Mais, conformément à nos engagements, nous veillerons à ce que les adhérents ne soient pas lésés. Dans le Grand Est, les outils industriels sont de taille moyenne, avec notamment des fromageries. Ils n’ont pas la capacité d’accueillir un grand nombre de producteurs, comme on le voit dans l’Ouest avec des communiqués d’entreprises pour 40 à 50 livreurs supplémentaires. De plus, nous ne voulons pas participer à un jeu de chaises musicales qui pourrait fragiliser nos collègues déjà en contrat. C’est la somme des besoins des entreprises et des attentes des producteurs qui fera l’équation. Je suis optimiste.
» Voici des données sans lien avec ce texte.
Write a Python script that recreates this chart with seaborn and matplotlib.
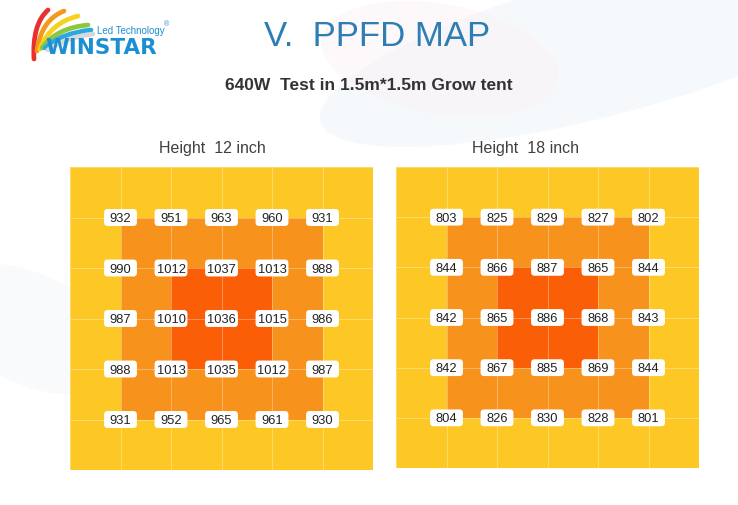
import numpy as np
import matplotlib
matplotlib.use("Agg")
import matplotlib.pyplot as plt
from matplotlib.colors import ListedColormap
from matplotlib.patches import FancyBboxPatch, Ellipse, PathPatch
from matplotlib.path import Path
import seaborn as sns

sns.set_theme(style="white")
plt.rcParams['font.family'] = ['Liberation Sans', 'DejaVu Sans']

# ---------------- data ----------------
title = "V.  PPFD MAP"
subtitle = "640W  Test in 1.5m*1.5m Grow tent"
panel_titles = ["Height  12 inch", "Height  18 inch"]

# colour zone of each 6x6 cell (0 = edge, 1 = middle ring, 2 = centre)
zones_12 = [
    [0, 0, 0, 0, 0, 0],
    [0, 1, 1, 1, 1, 0],
    [0, 1, 2, 2, 1, 0],
    [0, 1, 2, 2, 1, 0],
    [0, 1, 1, 1, 1, 0],
    [0, 0, 0, 0, 0, 0],
]
zones_18 = [
    [0, 0, 0, 0, 0, 0],
    [0, 1, 1, 1, 1, 0],
    [0, 1, 2, 2, 1, 0],
    [0, 1, 2, 2, 1, 0],
    [0, 1, 1, 1, 1, 0],
    [0, 0, 0, 0, 0, 0],
]

# PPFD readings at the 5x5 grid intersections
ppfd_12 = [
    [932, 951, 963, 960, 931],
    [990, 1012, 1037, 1013, 988],
    [987, 1010, 1036, 1015, 986],
    [988, 1013, 1035, 1012, 987],
    [931, 952, 965, 961, 930],
]
ppfd_18 = [
    [803, 825, 829, 827, 802],
    [844, 866, 887, 865, 844],
    [842, 865, 886, 868, 843],
    [842, 867, 885, 869, 844],
    [804, 826, 830, 828, 801],
]

zone_colors = ["#FDC825", "#F7931C", "#FA5E06"]

# ---------------- figure ----------------
W, H = 738, 506
fig = plt.figure(figsize=(W / 100, H / 100), dpi=100)
fig.patch.set_facecolor("white")

# faint background decoration
bg = fig.add_axes([0, 0, 1, 1])
bg.set_xlim(0, W)
bg.set_ylim(H, 0)
bg.axis("off")
bg.add_patch(Ellipse((610, 45), 600, 140, angle=-15, color="#EFF5FA", alpha=0.5, lw=0))
bg.add_patch(Ellipse((440, 60), 240, 110, angle=10, color="#FCEFF2", alpha=0.4, lw=0))
bg.add_patch(Ellipse((30, 330), 200, 110, angle=25, color="#F1F4F7", alpha=0.45, lw=0))

# logo rainbow bands
bands = [
    ("#E8312F", (34, 60), (32, 25), (48, 11)),
    ("#F39A1E", (37, 52), (41, 21), (64, 12)),
    ("#F6D21C", (40, 50), (50, 24), (78, 17)),
    ("#8DC63F", (42, 49), (56, 29), (88, 26)),
    ("#2CA8E0", (45, 49), (61, 34), (91, 31)),
    ("#D5D8DC", (48, 51), (66, 38), (93, 35)),
]
for c, p0, p1, p2 in bands:
    path = Path([p0, p1, p2], [Path.MOVETO, Path.CURVE3, Path.CURVE3])
    bg.add_patch(PathPatch(path, fc="none", ec=c, lw=3.4, capstyle="round"))
bg.text(45, 48, "WINSTAR", color="#1C8FD3", fontsize=15.5, fontweight="bold",
        va="center", ha="left", family=["DejaVu Sans"])
bg.text(97, 31, "Led Technology", color="#1C8FD3", fontsize=7, va="center", ha="left")
bg.text(164, 25, "®", color="#1C8FD3", fontsize=5, va="center", ha="left")

# titles
fig.text(377 / W, 1 - 36 / H, title, ha="center", va="center",
         fontsize=25, color="#2E7DB3")
fig.text(369 / W, 1 - 85 / H, subtitle, ha="center", va="center",
         fontsize=12.5, fontweight="bold", color="#333333")

cmap = ListedColormap(zone_colors)

panels = [
    (zones_12, ppfd_12, [70 / W, 1 - 471 / H, 303 / W, 303 / H], 212),
    (zones_18, ppfd_18, [396 / W, 1 - 469 / H, 303 / W, 301 / H], 526),
]

for (zones, ppfd, rect, tx), ptitle in zip(panels, panel_titles):
    ax = fig.add_axes(rect)
    sns.heatmap(np.array(zones), ax=ax, cmap=cmap, vmin=-0.5, vmax=2.5, cbar=False,
                linewidths=0.7, linecolor=(1, 1, 1, 0.32),
                xticklabels=False, yticklabels=False)
    ax.set_xlabel("")
    ax.set_ylabel("")
    vals = np.array(ppfd)
    bw, bh = 0.65, 0.335
    for i in range(vals.shape[0]):
        for j in range(vals.shape[1]):
            x, y = j + 1, i + 1
            ax.add_patch(FancyBboxPatch((x - bw / 2, y - bh / 2), bw, bh,
                                        boxstyle="round,pad=0,rounding_size=0.07",
                                        fc="white", ec="none", zorder=3))
            ax.text(x, y + 0.01, str(vals[i, j]), ha="center", va="center",
                    fontsize=9.3, color="#222222", zorder=4)
    fig.text(tx / W, 1 - 148 / H, ptitle, ha="center", va="center",
             fontsize=11.5, color="#404040")

fig.savefig("out.png", dpi=100, facecolor=fig.get_facecolor())
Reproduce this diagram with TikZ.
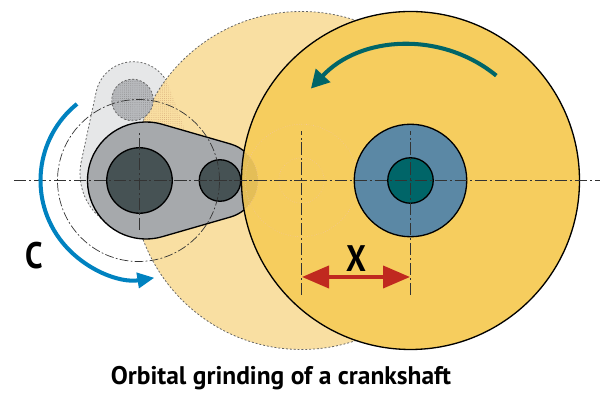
\documentclass[tikz,border=0pt]{standalone}
\usepackage{fontspec}
\setmainfont{PT Sans}
\usetikzlibrary{arrows.meta,calc,patterns.meta}
\definecolor{wheelyellow}{HTML}{F6CD5E}
\definecolor{wheelpale}{HTML}{F9DFA2}
\definecolor{hubblue}{HTML}{5B88A5}
\definecolor{hubteal}{HTML}{006568}
\definecolor{crankgrey}{HTML}{A6A9AC}
\definecolor{crankdark}{HTML}{465254}
\definecolor{ghostgrey}{HTML}{E6E7E8}
\definecolor{pingrey}{HTML}{B7B9BC}
\definecolor{turnblue}{HTML}{0082C0}
\definecolor{markred}{HTML}{C0291F}
\tikzset{
  axisline/.style={line width=0.55pt, black!80, dash pattern=on 7pt off 1.6pt on 1.2pt off 1.6pt},
  orbitline/.style={line width=0.4pt, black!80, dash pattern=on 5pt off 1.3pt on 1pt off 1.3pt},
  ghostline/.style={line width=0.45pt, black!60, dash pattern=on 1.1pt off 1.1pt},
  faintline/.style={line width=0.35pt, orange!60!brown!45, densely dotted},
  solidline/.style={line width=0.75pt, draw=black},
  stipple/.style={pattern={Dots[radius=0.22pt, distance=1.2pt]}},
  bigword/.style={font=\bfseries\fontsize{21}{21}\selectfont, inner sep=0pt, xscale=0.85, transform shape},
}
\begin{document}
\begin{tikzpicture}
        \useasboundingbox (0, 0) rectangle (12, 8);
        \def\crankshape{(2.92, 4.39) ++(74:1.17) arc (74:286:1.17) -- ($(4.40, 4.39)+(-74:0.76)$) arc (-74:74:0.76) -- cycle}
        \def\wheelcircle{(8.21, 4.39) circle (3.38)}
        \def\ghostcircle{(6.03, 4.39) circle (3.38)}

        % ghost position of the crank
        \begin{scope}[rotate around={94:(2.78, 4.39)}]
            \fill[ghostgrey] \crankshape;
            \draw[ghostline] \crankshape;
        \end{scope}
        \fill[wheelpale] \ghostcircle;
        \begin{scope}
            \clip[rotate around={94:(2.78, 4.39)}] \crankshape;
            \fill[stipple, pattern color=brown!75] \ghostcircle;
        \end{scope}
        \draw[ghostline] \ghostcircle;
        \fill[pingrey] (2.65, 6) circle (0.415);
        \fill[stipple, pattern color=black!50] (2.65, 6) circle (0.415);
        \draw[ghostline] (2.65, 6) circle (0.415);

        % crank
        \fill[crankgrey] \crankshape;
        \draw[solidline] \crankshape;
        \filldraw[fill=crankdark, solidline] (2.79, 4.39) circle (0.655);
        \filldraw[fill=crankdark, solidline] (4.40, 4.39) circle (0.415);

        % wheel
        \fill[wheelyellow] \wheelcircle;
        \begin{scope}
            \clip \wheelcircle;
            \fill[black, fill opacity=0.07] (4.40, 4.39) circle (0.76);
            \draw[faintline] (4.40, 4.39) circle (0.76);
        \end{scope}
        \draw[faintline] (6.03, 4.39) circle (1.125);
        \draw[faintline] (6.03, 4.39) circle (0.455);
        \draw[solidline] \wheelcircle;
        \filldraw[fill=hubblue, solidline] (8.21, 4.39) circle (1.125);
        \filldraw[fill=hubteal, solidline] (8.21, 4.39) circle (0.455);

        % axes
        \draw[orbitline] (2.77, 4.39) circle (1.62);
        \draw[axisline] (0.28, 4.39) -- (12, 4.39);
        \draw[axisline] (2.78, 3.4) -- (2.78, 5.4);
        \draw[axisline] (6.03, 2.1) -- (6.03, 5.38);
        \draw[axisline] (8.21, 2.1) -- (8.21, 5.38);

        % arrows
        \draw[-{Triangle[length=0.34cm, width=0.3cm]}, turnblue, line width=2.3pt] (2.78, 4.39) ++(129:1.97) arc (129:279:1.97);
        \draw[-{Triangle[length=0.36cm, width=0.38cm]}, hubteal, line width=2.3pt] (8.21, 4.39) ++(50.7:2.71) arc (50.7:137.3:2.71);
        \coordinate (gapleft) at (6.04, 2.46);
        \coordinate (gapright) at (8.2, 2.46);
        \draw[{Triangle[length=0.54cm, width=0.44cm]}-{Triangle[length=0.54cm, width=0.44cm]}, markred, line width=2.2pt] (gapleft) -- (gapright);

        \node[bigword] (letterc) at (0.68, 2.88) {C};
        \node[bigword] (letterx) at (7.12, 2.82) {X};
        \node[font=\bfseries\fontsize{14.5}{16}\selectfont, inner sep=0pt] (caption) at (5.62, 0.44) {Orbital grinding of a crankshaft};
\end{tikzpicture}
\end{document}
L’OP ne peut pourtant pas éviter les démarches individuelles de producteurs.

B. L. et N. M. : Le cabinet Triangle sera la cheville ouvrière. L’Unell l’a missionné pour recenser les laiteries potentiellement intéressées dans les deux régions concernées par les ruptures de contrat : la nôtre et, à l’ouest, le sud de la Loire. Lactalis l’a présenté à notre association d’OP. Il est connu pour sa gestion des ex-livreurs de Danone dans le Sud-Ouest il y a deux ans. Il aide l’Unell à établir un plan d’actions [NDLR : qu’elle devait annoncer après cette interview]. Une chose est sûre. Compte-tenu de l’ampleur de la tâche, le délai initial d’envoi des courriers de préavis de résiliation de contrats a été repoussé à mi-janvier. Et si alors, des producteurs sont sans solution, nous renégocierons soit l’envoi de la résiliation soit plus probablement la durée du préavis.

Demandez-vous pour les producteurs une compensation financière à Lactalis ?

B. L. et N. M. : Le sujet n’est pas encore sur la table mais il est légitime. Des indemnités de fin de contrat se sont déjà pratiquées. Est actuellement en négociation entre l’Unell et Lactalis le financement du cabinet Triangle.